- **Data section**:
----------

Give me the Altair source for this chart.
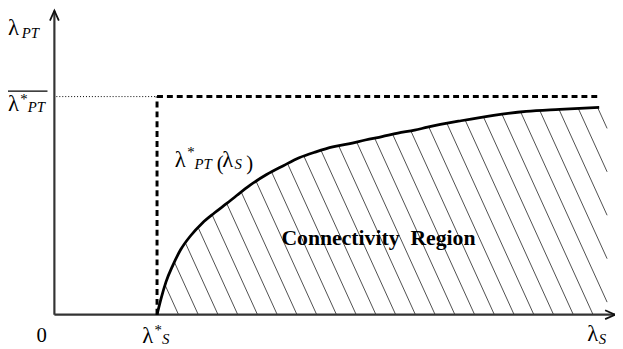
import altair as alt
import pandas as pd
import numpy as np

# ---- values (1 unit = 100 px, origin at the axes corner) ----
curve_x = [1.04, 1.08, 1.13, 1.20, 1.28, 1.38, 1.50, 1.62, 1.75, 1.85, 1.98, 2.15,
           2.32, 2.48, 2.65, 2.82, 2.98, 3.15, 3.32, 3.48, 3.65, 3.78, 4.12, 4.45,
           4.78, 5.12, 5.52]
curve_y = [0.00, 0.16, 0.33, 0.50, 0.66, 0.80, 0.93, 1.03, 1.13, 1.21, 1.31, 1.42,
           1.51, 1.59, 1.65, 1.70, 1.73, 1.77, 1.805, 1.84, 1.87, 1.90, 1.965, 2.02,
           2.06, 2.08, 2.10]
lambda_s_star = 1.04      # x position of lambda_S^*
lambda_pt_star = 2.21     # level of the upper bound  \bar{lambda}_PT^*
threshold_end = 5.53      # right end of the dashed bound
region_right = 5.60       # right edge of the hatched region

# ---- layout (not data) ----
X_DOM = [-0.47, 5.68]
Y_DOM = [-0.325, 3.085]
X_AXIS_END = 5.68
Y_AXIS_END = 3.08
HATCH_FIRST = 1.058
HATCH_STEP = 0.20
HATCH_SLOPE = 2.2

xs_ = alt.Scale(domain=X_DOM, nice=False, zero=False)
ys_ = alt.Scale(domain=Y_DOM, nice=False, zero=False)


def X(f):
    return alt.X(f, type="quantitative", scale=xs_, axis=None)


def Y(f):
    return alt.Y(f, type="quantitative", scale=ys_, axis=None)


# ---- hatch lines clipped to the region under the curve ----
cx = np.array(curve_x)
cy = np.array(curve_y)
ygrid = np.linspace(0, 2.4, 4801)
top_right = float(np.interp(region_right, cx, cy))
hatch = []
xb = HATCH_FIRST
while True:
    xb += HATCH_STEP
    if xb <= region_right:
        x_lo, y_lo = xb, 0.0
    else:
        x_lo, y_lo = region_right, (xb - region_right) * HATCH_SLOPE
    if y_lo >= top_right:
        break
    xl = xb - ygrid / HATCH_SLOPE
    g = np.interp(xl, cx, cy, left=0.0, right=cy[-1]) - ygrid
    ok = (ygrid > y_lo) & (g <= 0)
    if not ok.any():
        continue
    y_hi = float(ygrid[np.argmax(ok)])
    x_hi = xb - y_hi / HATCH_SLOPE
    if y_hi - y_lo > 0.02:
        hatch.append({"x": x_lo, "y": y_lo, "x2": x_hi, "y2": y_hi})
hatch_df = pd.DataFrame(hatch)

curve_df = pd.DataFrame({"x": curve_x, "y": curve_y})

hatch_layer = alt.Chart(hatch_df).mark_rule(color="#222", strokeWidth=0.8).encode(
    x=X("x"), y=Y("y"), x2="x2", y2="y2")

axes_df = pd.DataFrame({"x": [0.0, 0.0], "y": [0.0, 0.0],
                        "x2": [X_AXIS_END, 0.0], "y2": [0.0, Y_AXIS_END]})
axes_layer = alt.Chart(axes_df).mark_rule(color="#333", strokeWidth=2.2).encode(
    x=X("x"), y=Y("y"), x2="x2", y2="y2")

arrows_df = pd.DataFrame({"x": [X_AXIS_END, 0.0], "y": [0.0, Y_AXIS_END], "a": [0, 270]})
arrows_layer = alt.Chart(arrows_df).mark_point(
    shape="M-2,-0.9L0,0L-2,0.9", size=100, filled=False, color="#111",
    strokeWidth=1.8, opacity=1).encode(
    x=X("x"), y=Y("y"), angle=alt.Angle("a:Q", scale=None))

dash_df = pd.DataFrame({"x": [lambda_s_star, lambda_s_star], "y": [0.0, lambda_pt_star],
                        "x2": [lambda_s_star, threshold_end], "y2": [lambda_pt_star, lambda_pt_star]})
dash_layer = alt.Chart(dash_df).mark_rule(color="black", strokeWidth=3, strokeDash=[6, 4]).encode(
    x=X("x"), y=Y("y"), x2="x2", y2="y2")

dot_df = pd.DataFrame({"x": [0.02], "y": [lambda_pt_star], "x2": [lambda_s_star], "y2": [lambda_pt_star]})
dot_layer = alt.Chart(dot_df).mark_rule(color="black", strokeWidth=1, strokeDash=[1, 2]).encode(
    x=X("x"), y=Y("y"), x2="x2", y2="y2")

curve_layer = alt.Chart(curve_df).mark_line(color="black", strokeWidth=2.8, interpolate="monotone").encode(
    x=X("x"), y=Y("y"))

# overline of the bound label
over_df = pd.DataFrame({"x": [-0.47], "y": [2.265], "x2": [-0.07], "y2": [2.265]})
over_layer = alt.Chart(over_df).mark_rule(color="black", strokeWidth=1.2).encode(
    x=X("x"), y=Y("y"), x2="x2", y2="y2")

FONT = "Liberation Serif"

lam_txt = pd.DataFrame({
    "x": [-0.47, -0.47, lambda_s_star - 0.15, 5.40, 1.22, 1.70],
    "y": [2.835, 2.065, -0.285, -0.265, 1.495, 1.495],
    "t": ["λ", "λ", "λ", "λ", "λ", "λ"],
})
plain_txt = pd.DataFrame({
    "x": [-0.18, 1.645, 1.945],
    "y": [-0.275, 1.465, 1.465],
    "t": ["0", "(", ")"],
})
star_txt = pd.DataFrame({
    "x": [-0.345, lambda_s_star - 0.025, 1.345],
    "y": [2.135, -0.205, 1.595],
    "t": ["*", "*", "*"],
})
sub_txt = pd.DataFrame({
    "x": [-0.33, -0.27, lambda_s_star + 0.05, 5.515, 1.42, 1.825],
    "y": [2.805, 2.055, -0.295, -0.295, 1.475, 1.475],
    "t": ["PT", "PT", "S", "S", "PT", "S"],
})
region_txt = pd.DataFrame({"x": [2.30], "y": [0.71], "t": ["Connectivity\u00a0 Region"]})

lam_layer = alt.Chart(lam_txt).mark_text(
    font=FONT, fontSize=23, align="left", baseline="alphabetic", color="black").encode(
    x=X("x"), y=Y("y"), text="t:N")
plain_layer = alt.Chart(plain_txt).mark_text(
    font=FONT, fontSize=21, align="left", baseline="alphabetic", color="black").encode(
    x=X("x"), y=Y("y"), text="t:N")
star_layer = alt.Chart(star_txt).mark_text(
    font=FONT, fontSize=15, align="left", baseline="alphabetic", color="black").encode(
    x=X("x"), y=Y("y"), text="t:N")
sub_layer = alt.Chart(sub_txt).mark_text(
    font=FONT, fontSize=15, fontStyle="italic", align="left", baseline="alphabetic",
    color="black").encode(
    x=X("x"), y=Y("y"), text="t:N")
region_layer = alt.Chart(region_txt).mark_text(
    font=FONT, fontSize=22, fontWeight="bold", align="left", baseline="alphabetic", color="black").encode(
    x=X("x"), y=Y("y"), text="t:N")

chart = alt.layer(
    hatch_layer, axes_layer, arrows_layer, dot_layer, dash_layer, curve_layer,
    over_layer, lam_layer, plain_layer, star_layer, sub_layer, region_layer,
).properties(
    width=615, height=341, padding=0, autosize=alt.AutoSizeParams(type="none"),
    background="white",
).configure_view(stroke=None)

chart.save("out.html", embed_options={"renderer": "svg", "actions": False})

----------

- **Work to be completed**:
Could the lines from the top of the material through the line with "import numpy as np" be repeated exactly, pictures left out?

- **Solved exercise**:
Give me the Altair source for this chart.
import altair as alt
import pandas as pd
import numpy as np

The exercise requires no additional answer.